Abstract

Alteration reactions associated with gold mineralisation can be used to elucidate the nature of the fluid that transported gold into a deposit. At the Junction gold deposit, Kambalda, Western Australia, gold is hosted in a metamorphosed and hydrothermally altered dolerite. Mineralisation at the deposit scale is associated with zones of K, CO2 and S metasomatism, as is common in many greenstone hosted gold deposits. However, at the thin-section scale gold is not closely associated with sulphide minerals but within zones of carbonate metasomatism and K-loss where pre-existing biotite has reacted to produce chlorite, muscovite and Fe–Mg carbonates. Gold precipitation is intimately associated with biotite breakdown where calcite is locally absent. Quantified mineral modes from detailed microstructural mapping are used to balance reactions describing the breakdown of biotite in the presence and absence of calcite. Using the basic assumption that Al is immobile during metasomatism the reactions are successfully balanced, even in a manifestly open system.

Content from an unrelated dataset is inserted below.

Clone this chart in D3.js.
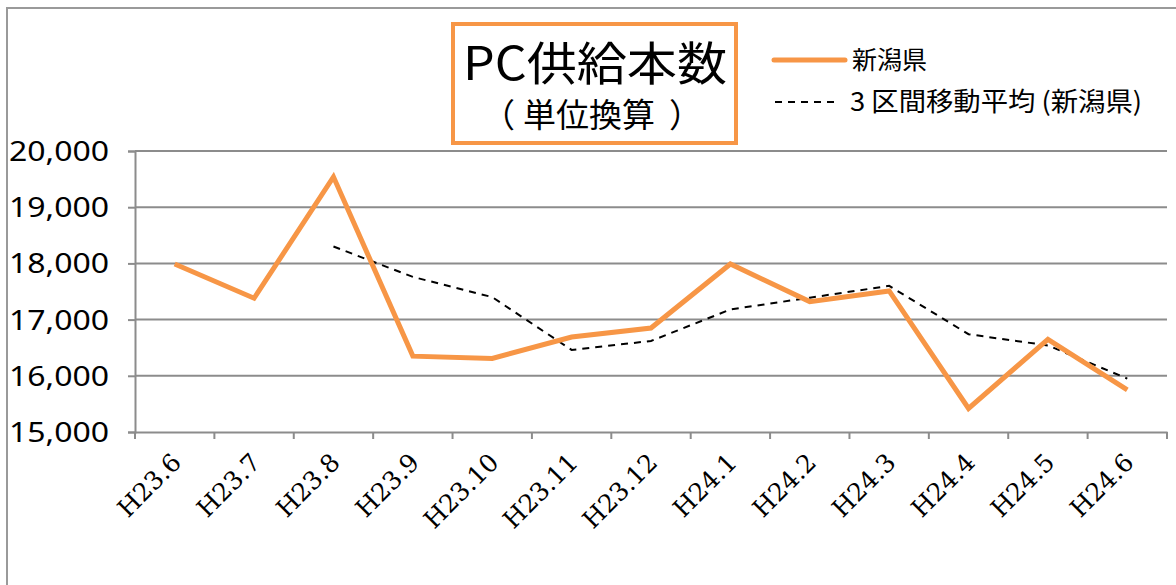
<!DOCTYPE html>
<html><head><meta charset="utf-8">
<script src="https://cdn.jsdelivr.net/npm/d3@7"></script>
<style>body{margin:0;background:#fff}svg{display:block}</style>
</head><body>
<svg id="c" width="1176" height="585"></svg>
<script>
const categories = ["H23.6","H23.7","H23.8","H23.9","H23.10","H23.11","H23.12","H24.1","H24.2","H24.3","H24.4","H24.5","H24.6"];
const niigata = [17990,17380,19540,16350,16310,16690,16850,17990,17320,17510,15420,16650,15750];
const movingAvg = [null,null,18300,17760,17400,16460,16620,17180,17390,17600,16740,16540,15950];
const yTicks = [15000,16000,17000,18000,19000,20000];
const titleLines = ["PC供給本数","（単位換算）"];
const legendLabels = ["新潟県","3 区間移動平均 (新潟県)"];

const svg = d3.select("#c");
const orange = "#F79646", grid = "#8c8c8c";
const x = d3.scaleBand().domain(categories).range([135,1167]).padding(0);
const y = d3.scaleLinear().domain([15000,20000]).range([432,151]);
const cx = d => x(d) + x.bandwidth()/2;

// outer frame
svg.append("path").attr("d","M7,585 V8 H1176").attr("fill","none").attr("stroke","#9a9a9a").attr("stroke-width",2);

// gridlines
svg.append("g").selectAll("line").data(yTicks.filter(t=>t!==15000)).join("line")
  .attr("x1",135).attr("x2",1167).attr("y1",d=>y(d)).attr("y2",d=>y(d))
  .attr("stroke",grid).attr("stroke-width",2);

// y axis
const ya = svg.append("g").attr("transform","translate(135,0)")
  .call(d3.axisLeft(y).tickValues(yTicks).tickSize(7).tickPadding(19).tickFormat(d3.format(",")));
ya.select(".domain").attr("stroke",grid).attr("stroke-width",2);
ya.selectAll(".tick line").attr("stroke",grid).attr("stroke-width",2);
ya.selectAll("text").attr("font-family","'Noto Sans', sans-serif").attr("font-size",28).attr("fill","#000")
  .attr("textLength",100).attr("lengthAdjust","spacingAndGlyphs").attr("dy","0.34em");

// x axis
const xa = svg.append("g").attr("transform","translate(0,432)")
  .call(d3.axisBottom(x).tickSize(0).tickFormat(""));
xa.select(".domain").attr("stroke",grid).attr("stroke-width",2);
svg.append("g").selectAll("line").data(categories.concat(["_end"])).join("line")
  .attr("x1",(d,i)=> i<categories.length ? x(d) : x(categories[categories.length-1])+x.bandwidth())
  .attr("x2",(d,i)=> i<categories.length ? x(d) : x(categories[categories.length-1])+x.bandwidth())
  .attr("y1",432).attr("y2",439).attr("stroke",grid).attr("stroke-width",2);
svg.append("g").selectAll("text").data(categories).join("text")
  .attr("transform",d=>`translate(${cx(d)+8},464) rotate(-45)`)
  .attr("text-anchor","end")
  .attr("font-family","'DejaVu Serif', serif").attr("font-size",25).attr("fill","#000")
  .text(d=>d);

// lines
const line = d3.line().defined(d=>d.v!=null).x(d=>cx(d.c)).y(d=>y(d.v));
svg.append("path").datum(categories.map((c,i)=>({c,v:movingAvg[i]})))
  .attr("d",line).attr("fill","none").attr("stroke","#000").attr("stroke-width",2).attr("stroke-dasharray","7,6");
svg.append("path").datum(categories.map((c,i)=>({c,v:niigata[i]})))
  .attr("d",line).attr("fill","none").attr("stroke",orange).attr("stroke-width",5).attr("stroke-linejoin","miter");

// title box
svg.append("rect").attr("x",453).attr("y",24).attr("width",283).attr("height",119)
  .attr("fill","#fff").attr("stroke",orange).attr("stroke-width",4);
svg.append("text").attr("x",463).attr("y",80)
  .attr("font-family","'Noto Sans CJK JP', sans-serif").attr("font-size",46).attr("fill","#000")
  .attr("textLength",264).attr("lengthAdjust","spacingAndGlyphs").text(titleLines[0]);
svg.append("text").attr("x","482 523 556 589 622 669").attr("y",127)
  .attr("font-family","'Noto Sans CJK JP', sans-serif").attr("font-size",33).attr("fill","#000")
  .text(titleLines[1]);

// legend
svg.append("line").attr("x1",774).attr("x2",845).attr("y1",60).attr("y2",60).attr("stroke",orange).attr("stroke-width",5).attr("stroke-linecap","round");
svg.append("line").attr("x1",775).attr("x2",835).attr("y1",102).attr("y2",102).attr("stroke","#000").attr("stroke-width",2).attr("stroke-dasharray","7,6");
svg.append("text").attr("x",852).attr("y",69).attr("font-family","'Noto Sans CJK JP', sans-serif").attr("font-size",25).attr("fill","#000")
  .attr("textLength",75).attr("lengthAdjust","spacingAndGlyphs").text(legendLabels[0]);
svg.append("text").attr("x",850).attr("y",111).attr("font-family","'Noto Sans CJK JP', sans-serif").attr("font-size",26).attr("fill","#000")
  .attr("textLength",292).attr("lengthAdjust","spacingAndGlyphs").text(legendLabels[1]);
</script>
</body></html>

Modelling of fluid–rock reactions using HCh constrains the fluid composition (0.11<X(CO2)<0.13) and fluid–rock ratios (<12:1) that can produce the observed mineral assemblage. Additional modelling of solid solution mineral phases using thermocalc estimates alteration conditions of 390°C, 4kbar and also suggests a fluid X(CO2)~0.1. Both these models show that the observed muscovite and chlorite compositions can be produced primarily through the removal of K from the measured precursor biotite. We show that it is not possible to transport and deposit all the gold observed in the alteration zone with the low fluid–rock ratios obtained from modelling of silicate alteration and inferred gold concentrations in these fluids. We suggest that this is typical of greenstone hosted gold deposits and that mechanisms other than aqueous solution, which can transport higher gold concentrations, must be considered.